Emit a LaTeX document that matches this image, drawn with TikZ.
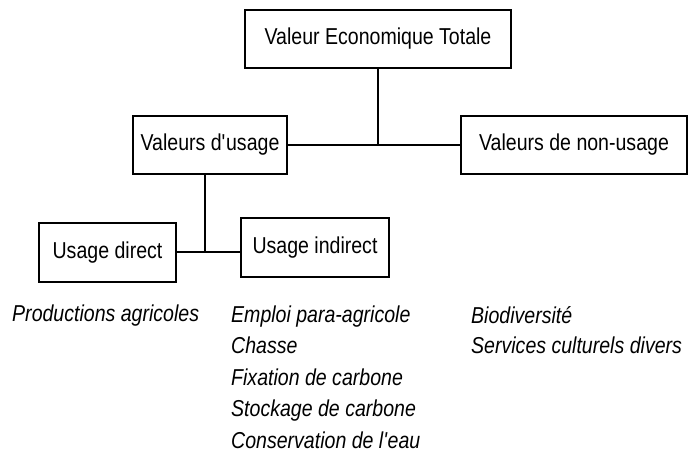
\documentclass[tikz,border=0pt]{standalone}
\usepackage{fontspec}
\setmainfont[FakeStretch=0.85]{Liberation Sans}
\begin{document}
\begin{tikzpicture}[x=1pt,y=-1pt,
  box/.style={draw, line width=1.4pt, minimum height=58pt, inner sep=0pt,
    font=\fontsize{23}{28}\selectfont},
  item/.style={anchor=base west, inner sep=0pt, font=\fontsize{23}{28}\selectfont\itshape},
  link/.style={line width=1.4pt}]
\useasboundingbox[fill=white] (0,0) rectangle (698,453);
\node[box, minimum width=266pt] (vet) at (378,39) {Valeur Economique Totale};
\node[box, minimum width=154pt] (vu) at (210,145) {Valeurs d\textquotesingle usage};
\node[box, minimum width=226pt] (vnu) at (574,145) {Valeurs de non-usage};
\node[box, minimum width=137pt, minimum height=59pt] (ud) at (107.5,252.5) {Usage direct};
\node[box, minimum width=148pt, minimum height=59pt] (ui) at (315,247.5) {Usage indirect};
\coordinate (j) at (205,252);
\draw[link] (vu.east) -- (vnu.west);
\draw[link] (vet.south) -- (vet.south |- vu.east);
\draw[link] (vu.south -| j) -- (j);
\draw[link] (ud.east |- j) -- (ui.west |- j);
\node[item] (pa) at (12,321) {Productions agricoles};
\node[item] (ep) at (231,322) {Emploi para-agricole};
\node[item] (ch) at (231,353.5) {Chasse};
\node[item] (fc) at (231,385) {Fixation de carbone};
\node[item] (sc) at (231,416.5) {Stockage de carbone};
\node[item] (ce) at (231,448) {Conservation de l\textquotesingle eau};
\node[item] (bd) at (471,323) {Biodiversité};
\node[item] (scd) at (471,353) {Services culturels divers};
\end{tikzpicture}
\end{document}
____________
The listing above must be printed again exactly, minus its pictures.

Exercise answer:
Emit a LaTeX document that matches this image, drawn with TikZ.
\documentclass[tikz,border=0pt]{standalone}
\usepackage{fontspec}
\setmainfont[FakeStretch=0.85]{Liberation Sans}
\begin{document}
\begin{tikzpicture}[x=1pt,y=-1pt,
  box/.style={draw, line width=1.4pt, minimum height=58pt, inner sep=0pt,
    font=\fontsize{23}{28}\selectfont},
  item/.style={anchor=base west, inner sep=0pt, font=\fontsize{23}{28}\selectfont\itshape},
  link/.style={line width=1.4pt}]
\useasboundingbox[fill=white] (0,0) rectangle (698,453);
\node[box, minimum width=266pt] (vet) at (378,39) {Valeur Economique Totale};
\node[box, minimum width=154pt] (vu) at (210,145) {Valeurs d\textquotesingle usage};
\node[box, minimum width=226pt] (vnu) at (574,145) {Valeurs de non-usage};
\node[box, minimum width=137pt, minimum height=59pt] (ud) at (107.5,252.5) {Usage direct};
\node[box, minimum width=148pt, minimum height=59pt] (ui) at (315,247.5) {Usage indirect};
\coordinate (j) at (205,252);
\draw[link] (vu.east) -- (vnu.west);
\draw[link] (vet.south) -- (vet.south |- vu.east);
\draw[link] (vu.south -| j) -- (j);
\draw[link] (ud.east |- j) -- (ui.west |- j);
\node[item] (pa) at (12,321) {Productions agricoles};
\node[item] (ep) at (231,322) {Emploi para-agricole};
\node[item] (ch) at (231,353.5) {Chasse};
\node[item] (fc) at (231,385) {Fixation de carbone};
\node[item] (sc) at (231,416.5) {Stockage de carbone};
\node[item] (ce) at (231,448) {Conservation de l\textquotesingle eau};
\node[item] (bd) at (471,323) {Biodiversité};
\node[item] (scd) at (471,353) {Services culturels divers};
\end{tikzpicture}
\end{document}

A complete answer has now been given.